** Begin Stored data **

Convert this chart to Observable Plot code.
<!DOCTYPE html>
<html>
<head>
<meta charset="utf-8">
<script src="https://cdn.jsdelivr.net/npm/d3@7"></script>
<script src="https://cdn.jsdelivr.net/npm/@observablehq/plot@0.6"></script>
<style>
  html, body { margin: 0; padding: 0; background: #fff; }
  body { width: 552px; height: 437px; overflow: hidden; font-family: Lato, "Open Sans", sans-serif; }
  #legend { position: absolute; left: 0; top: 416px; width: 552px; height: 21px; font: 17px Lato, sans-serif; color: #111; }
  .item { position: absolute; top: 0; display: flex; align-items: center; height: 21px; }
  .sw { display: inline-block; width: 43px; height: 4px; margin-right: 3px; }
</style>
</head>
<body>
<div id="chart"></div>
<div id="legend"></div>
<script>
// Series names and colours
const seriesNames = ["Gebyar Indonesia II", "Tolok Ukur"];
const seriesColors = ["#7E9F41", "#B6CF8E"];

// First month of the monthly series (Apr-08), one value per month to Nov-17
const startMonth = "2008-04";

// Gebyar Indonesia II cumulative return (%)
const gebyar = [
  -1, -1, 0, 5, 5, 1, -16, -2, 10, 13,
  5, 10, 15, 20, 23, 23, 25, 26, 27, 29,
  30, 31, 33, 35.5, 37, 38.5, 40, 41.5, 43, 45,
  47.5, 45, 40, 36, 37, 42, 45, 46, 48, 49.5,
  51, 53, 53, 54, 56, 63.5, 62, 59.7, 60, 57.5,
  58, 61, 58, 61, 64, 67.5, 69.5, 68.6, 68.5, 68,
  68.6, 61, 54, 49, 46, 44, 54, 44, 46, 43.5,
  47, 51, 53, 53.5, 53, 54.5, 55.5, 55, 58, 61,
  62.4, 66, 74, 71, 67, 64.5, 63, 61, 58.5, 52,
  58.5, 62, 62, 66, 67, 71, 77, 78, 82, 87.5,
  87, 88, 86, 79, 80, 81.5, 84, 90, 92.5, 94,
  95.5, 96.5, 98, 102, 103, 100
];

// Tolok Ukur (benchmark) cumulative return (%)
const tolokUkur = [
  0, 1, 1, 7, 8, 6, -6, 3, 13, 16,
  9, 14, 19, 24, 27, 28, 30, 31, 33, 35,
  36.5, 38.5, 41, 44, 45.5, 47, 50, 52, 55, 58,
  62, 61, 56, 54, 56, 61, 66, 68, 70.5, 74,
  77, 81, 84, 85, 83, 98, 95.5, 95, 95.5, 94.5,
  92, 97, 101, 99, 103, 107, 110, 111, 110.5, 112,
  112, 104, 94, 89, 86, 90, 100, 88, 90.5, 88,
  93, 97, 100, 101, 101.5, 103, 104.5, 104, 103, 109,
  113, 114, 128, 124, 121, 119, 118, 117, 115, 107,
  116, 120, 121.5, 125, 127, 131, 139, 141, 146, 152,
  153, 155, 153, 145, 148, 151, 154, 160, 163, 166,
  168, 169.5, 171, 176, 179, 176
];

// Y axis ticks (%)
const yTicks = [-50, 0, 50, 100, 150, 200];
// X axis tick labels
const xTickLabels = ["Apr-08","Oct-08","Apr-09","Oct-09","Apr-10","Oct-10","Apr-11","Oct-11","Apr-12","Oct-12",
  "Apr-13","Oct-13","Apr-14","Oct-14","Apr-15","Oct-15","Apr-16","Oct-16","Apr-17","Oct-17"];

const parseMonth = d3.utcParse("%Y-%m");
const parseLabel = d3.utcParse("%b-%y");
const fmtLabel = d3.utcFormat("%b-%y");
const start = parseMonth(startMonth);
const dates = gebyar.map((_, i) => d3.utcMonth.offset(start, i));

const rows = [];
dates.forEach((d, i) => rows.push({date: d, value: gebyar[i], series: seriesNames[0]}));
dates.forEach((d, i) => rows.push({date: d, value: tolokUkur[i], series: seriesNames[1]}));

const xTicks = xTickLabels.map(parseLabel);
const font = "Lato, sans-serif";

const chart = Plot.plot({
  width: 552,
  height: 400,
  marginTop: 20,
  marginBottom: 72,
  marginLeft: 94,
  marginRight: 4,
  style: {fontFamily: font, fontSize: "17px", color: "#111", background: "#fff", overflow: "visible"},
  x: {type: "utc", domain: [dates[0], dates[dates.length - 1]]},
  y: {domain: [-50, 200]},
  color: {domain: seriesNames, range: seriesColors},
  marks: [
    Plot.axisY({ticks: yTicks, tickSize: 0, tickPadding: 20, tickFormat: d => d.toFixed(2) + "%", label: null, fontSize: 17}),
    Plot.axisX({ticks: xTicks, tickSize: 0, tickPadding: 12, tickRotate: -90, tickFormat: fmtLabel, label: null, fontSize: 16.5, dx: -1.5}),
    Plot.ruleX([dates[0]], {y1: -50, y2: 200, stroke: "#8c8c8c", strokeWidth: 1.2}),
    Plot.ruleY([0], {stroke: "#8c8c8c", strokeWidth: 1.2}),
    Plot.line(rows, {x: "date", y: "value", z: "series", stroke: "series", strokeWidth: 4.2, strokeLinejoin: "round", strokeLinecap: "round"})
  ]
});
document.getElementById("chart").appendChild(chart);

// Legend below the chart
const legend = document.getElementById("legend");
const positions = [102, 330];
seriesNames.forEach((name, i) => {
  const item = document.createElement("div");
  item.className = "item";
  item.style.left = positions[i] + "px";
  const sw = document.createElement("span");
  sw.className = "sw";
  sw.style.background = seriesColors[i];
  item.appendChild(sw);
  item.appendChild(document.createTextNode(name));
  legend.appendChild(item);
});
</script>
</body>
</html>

** End Stored data **
** Begin Stored data **

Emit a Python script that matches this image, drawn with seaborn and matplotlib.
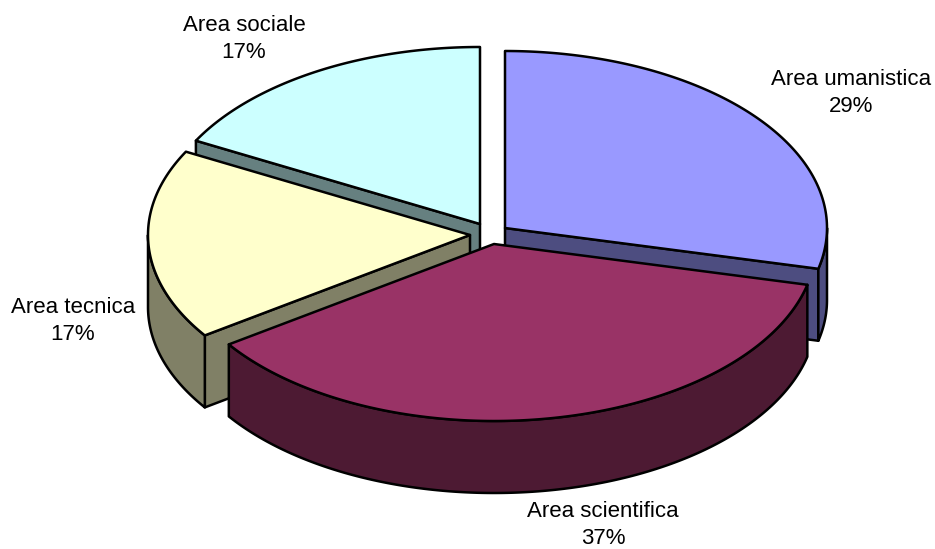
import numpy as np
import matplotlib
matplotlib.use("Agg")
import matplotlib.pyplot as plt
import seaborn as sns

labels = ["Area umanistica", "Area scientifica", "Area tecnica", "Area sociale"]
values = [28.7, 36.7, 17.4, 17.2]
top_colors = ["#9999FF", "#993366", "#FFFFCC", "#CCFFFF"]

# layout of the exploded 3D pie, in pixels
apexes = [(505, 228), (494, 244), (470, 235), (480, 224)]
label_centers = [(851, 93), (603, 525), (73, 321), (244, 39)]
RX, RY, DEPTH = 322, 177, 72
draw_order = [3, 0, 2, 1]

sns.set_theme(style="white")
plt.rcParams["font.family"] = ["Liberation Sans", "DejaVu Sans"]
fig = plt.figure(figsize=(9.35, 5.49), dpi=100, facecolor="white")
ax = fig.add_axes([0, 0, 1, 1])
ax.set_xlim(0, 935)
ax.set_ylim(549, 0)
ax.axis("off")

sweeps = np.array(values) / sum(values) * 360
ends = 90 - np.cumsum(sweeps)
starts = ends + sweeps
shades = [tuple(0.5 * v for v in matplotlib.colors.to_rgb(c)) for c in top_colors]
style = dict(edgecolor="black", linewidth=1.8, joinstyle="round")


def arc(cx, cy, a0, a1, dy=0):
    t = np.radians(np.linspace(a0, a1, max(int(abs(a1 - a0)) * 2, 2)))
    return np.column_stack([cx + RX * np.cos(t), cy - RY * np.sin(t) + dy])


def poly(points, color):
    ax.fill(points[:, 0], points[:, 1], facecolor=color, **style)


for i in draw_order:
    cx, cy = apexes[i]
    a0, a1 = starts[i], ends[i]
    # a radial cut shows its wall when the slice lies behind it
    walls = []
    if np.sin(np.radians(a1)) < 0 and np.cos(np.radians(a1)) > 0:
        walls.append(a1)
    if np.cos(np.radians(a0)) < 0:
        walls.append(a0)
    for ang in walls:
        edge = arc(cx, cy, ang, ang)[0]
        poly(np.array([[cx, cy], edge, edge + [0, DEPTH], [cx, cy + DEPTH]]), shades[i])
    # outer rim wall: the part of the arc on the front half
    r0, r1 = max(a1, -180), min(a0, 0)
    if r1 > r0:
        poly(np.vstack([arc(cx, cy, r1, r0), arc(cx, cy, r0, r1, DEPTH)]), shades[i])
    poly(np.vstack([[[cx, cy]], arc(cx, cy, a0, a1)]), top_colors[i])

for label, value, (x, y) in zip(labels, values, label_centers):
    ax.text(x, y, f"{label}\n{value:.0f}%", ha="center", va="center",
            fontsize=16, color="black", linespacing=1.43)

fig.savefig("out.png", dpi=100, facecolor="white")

** End Stored data **
** Begin Stored data **

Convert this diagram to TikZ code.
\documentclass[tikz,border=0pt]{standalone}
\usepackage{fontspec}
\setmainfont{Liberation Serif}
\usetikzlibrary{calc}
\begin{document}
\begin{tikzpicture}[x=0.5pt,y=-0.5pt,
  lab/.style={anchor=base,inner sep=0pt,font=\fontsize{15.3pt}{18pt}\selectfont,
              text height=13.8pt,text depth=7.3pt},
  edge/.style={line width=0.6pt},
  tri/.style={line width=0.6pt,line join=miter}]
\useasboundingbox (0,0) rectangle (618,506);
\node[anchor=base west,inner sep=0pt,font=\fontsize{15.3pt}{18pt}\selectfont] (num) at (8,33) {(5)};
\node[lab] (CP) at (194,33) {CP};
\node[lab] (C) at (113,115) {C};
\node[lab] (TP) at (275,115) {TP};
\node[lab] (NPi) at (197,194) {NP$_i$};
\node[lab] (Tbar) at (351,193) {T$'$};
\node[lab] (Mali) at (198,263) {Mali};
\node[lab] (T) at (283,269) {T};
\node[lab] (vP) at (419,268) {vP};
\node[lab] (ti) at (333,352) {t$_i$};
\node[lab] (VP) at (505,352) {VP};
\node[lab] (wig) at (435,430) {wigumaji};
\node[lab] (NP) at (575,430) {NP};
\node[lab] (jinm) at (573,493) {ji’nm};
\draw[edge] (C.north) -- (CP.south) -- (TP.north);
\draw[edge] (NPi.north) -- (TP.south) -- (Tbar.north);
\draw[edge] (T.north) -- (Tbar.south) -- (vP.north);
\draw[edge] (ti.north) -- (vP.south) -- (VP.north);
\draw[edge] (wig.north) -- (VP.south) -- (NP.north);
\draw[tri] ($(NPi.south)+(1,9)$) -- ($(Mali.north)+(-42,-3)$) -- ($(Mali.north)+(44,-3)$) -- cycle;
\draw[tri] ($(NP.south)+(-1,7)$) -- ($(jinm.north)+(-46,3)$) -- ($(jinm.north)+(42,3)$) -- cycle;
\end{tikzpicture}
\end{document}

** End Stored data **

The problem. Give back, unchanged, each line from the one containing "Emit a Python" through the one containing "draw_order = [3, 0, 2, 1]". Pictures are to be left out.

Answer below.
Emit a Python script that matches this image, drawn with seaborn and matplotlib.
import numpy as np
import matplotlib
matplotlib.use("Agg")
import matplotlib.pyplot as plt
import seaborn as sns

labels = ["Area umanistica", "Area scientifica", "Area tecnica", "Area sociale"]
values = [28.7, 36.7, 17.4, 17.2]
top_colors = ["#9999FF", "#993366", "#FFFFCC", "#CCFFFF"]

# layout of the exploded 3D pie, in pixels
apexes = [(505, 228), (494, 244), (470, 235), (480, 224)]
label_centers = [(851, 93), (603, 525), (73, 321), (244, 39)]
RX, RY, DEPTH = 322, 177, 72
draw_order = [3, 0, 2, 1]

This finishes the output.